Как-то, в почти пустом вагоне последней воскресной электрички, мы оказались рядом. Вернее, войдя в вагон и увидев одиноко сидящую незнакомку (видимо, она села на предыдущей остановке, в Майске), уже не раз встречаемую мной, и как и она, уселся у окна напротив неё.
За ним стояла непроницаемая темь февральской, уже почти ночи. А в вагоне было тихо, тепло, светло, чисто…
Словно провожая взглядом вокзал родного города и перрон с его весёлыми фонарями, девушка вдруг сказала:
– Из дома всегда так грустно уезжать… И вам, видимо, тоже. Я заметила, что вы, как и я, обычно ездите десятичасовой электричкой. А все мои подружки и друзья уезжают более ранней – восьмичасовой, чтобы не так поздно было добираться до места в Иркутске.
Мы разговорились, действительно чувствуя какое-то родство душ.
Через какое-то время стали добрыми друзьями и уже грустили, если долго не встречались. Однако в любовь или даже во влюбленность наши взаимные симпатии почему-то перерастать не спешили, держась на состоянии предчувствия любви.
В очередной раз взглянув на Зинину грудь, я вдруг вспомнил один случай, связанный с моей медицинской подругой, который не то удивил, не то обескуражил меня каким-то несвойственным, как мне тогда показалось, для неё поведением.
В субботу, после «двух пар», успев поэтому на электричку на 12.20, мы возвращались домой, сев, как предварительно и договорились, в третий вагон, который был переполнен такими же, как мы, студентами, уезжающими из областного центра на выходные дни домой по своим городам, городкам, деревням и поселкам, расположенным вдоль великой Транссибирской магистрали.
Сесть было негде, и мы с Галиной (так звали мою подругу) стояли за последним сиденьем вагона, чуть сбоку от двери в тамбур. Она слегка опиралась спиной о высокий задник лавки, а я стоял перед ней. В центральном же проходе было вообще не протолкнуться, и мы радовались, что возле нас имеется хоть какое-то свободное обособленное пространство.
Электричку, когда она набирала ход, начинало покачивать, и я невольно и плавно, правда, может быть гораздо сильнее, чем предполагала инерция разгона, прижимался к Галине, чувствуя под тонким свитерком её небольшую упругую грудь.
Через несколько остановок в вагоне уже появились свободные места. Однако мы продолжали стоять в своем уголке, никем не замечаемые, друг против друга, держась за руки и чувствуя какую-то неразделимость.
Губы Галины были полуоткрыты, будто ей не хватало воздуха, а глаза задумчивы и туманны.

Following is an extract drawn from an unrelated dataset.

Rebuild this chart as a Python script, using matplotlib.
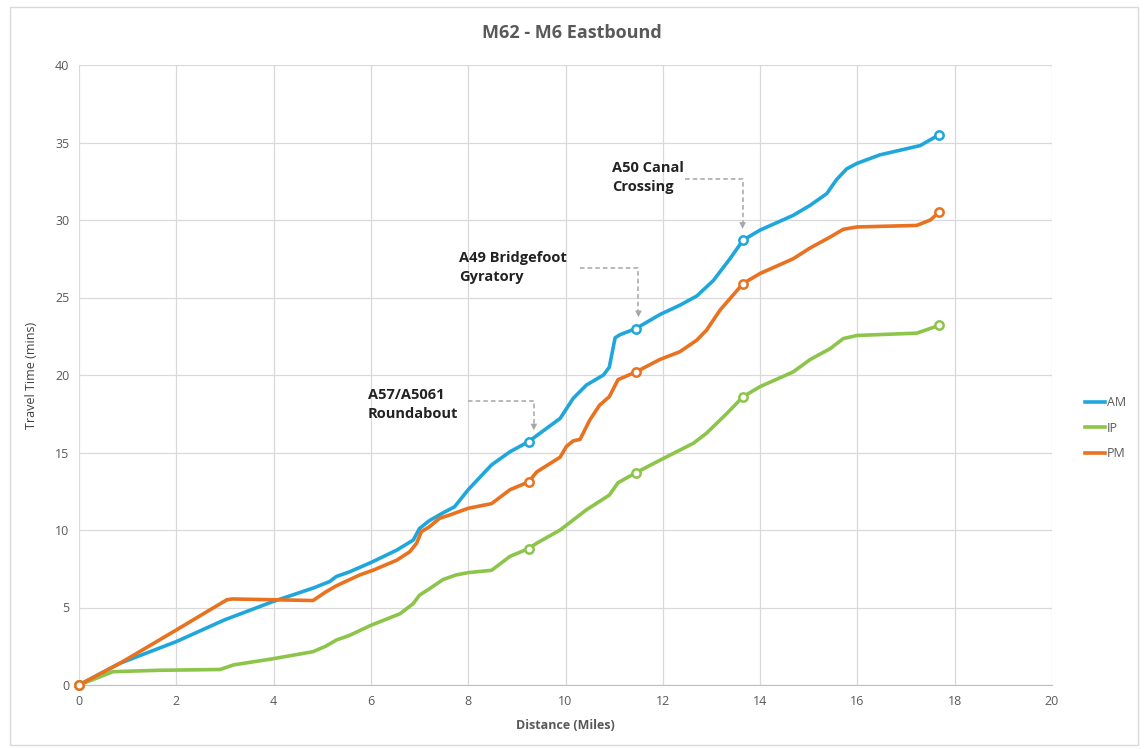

И чувствовалось, что мы оба больше всего на свете хотели бы сейчас остаться где-нибудь одни.
До Ангарска мы так и не сказали друг другу ни слова. За нас говорили глаза.
– Ты любишь меня? – спрашивали её серые загадочные глаза.
– Да, – без тени сомнения отвечали мои, и пальцы чуть сильнее сжимали её руку, подтверждая это.
Выйдя из вагона, не размыкая рук, мы вошли сначала в полумрак подземного перехода, а потом вышли на заасфальтированную, серую, залитую солнцем привокзальную площадь.
– Хочешь мороженого, – предложил я.
– Я есть хочу. С утра ничего не ела. А родители-индейцы наверняка откочевали в прерии, то бишь на дачу. У них отпуск. И значит, что-то придётся готовить самой.
– Может быть, тебе помочь? Тем более, что я тоже хочу есть. А мне до моего квартала добираться почти час.
– Поехали, – сказала она, и мы заскочили в отходящий автобус, выйдя из него уже через одну остановку, прямо у дома Галины, в самом начале города. Это был красивый четырёхэтажный дом, с белыми колоннами, построенный одним из первых по проекту ленинградских архитекторов, тогда, когда нас с Галиной ещё на свете не было. Напротив него стоял точно такой же, словно в зеркале отражаемый дом, тоже с четырьмя колоннами. И оба этих дома были соединены красивой аркой. По замыслу питерцев, это должно было символизировать Ворота города. И в домах этих, с большими, высокими, прекрасными, солнечными квартирами, жили, в основном, первостроители, коими и являлись Галины родители: инженеры-проектировщики из Петербурга.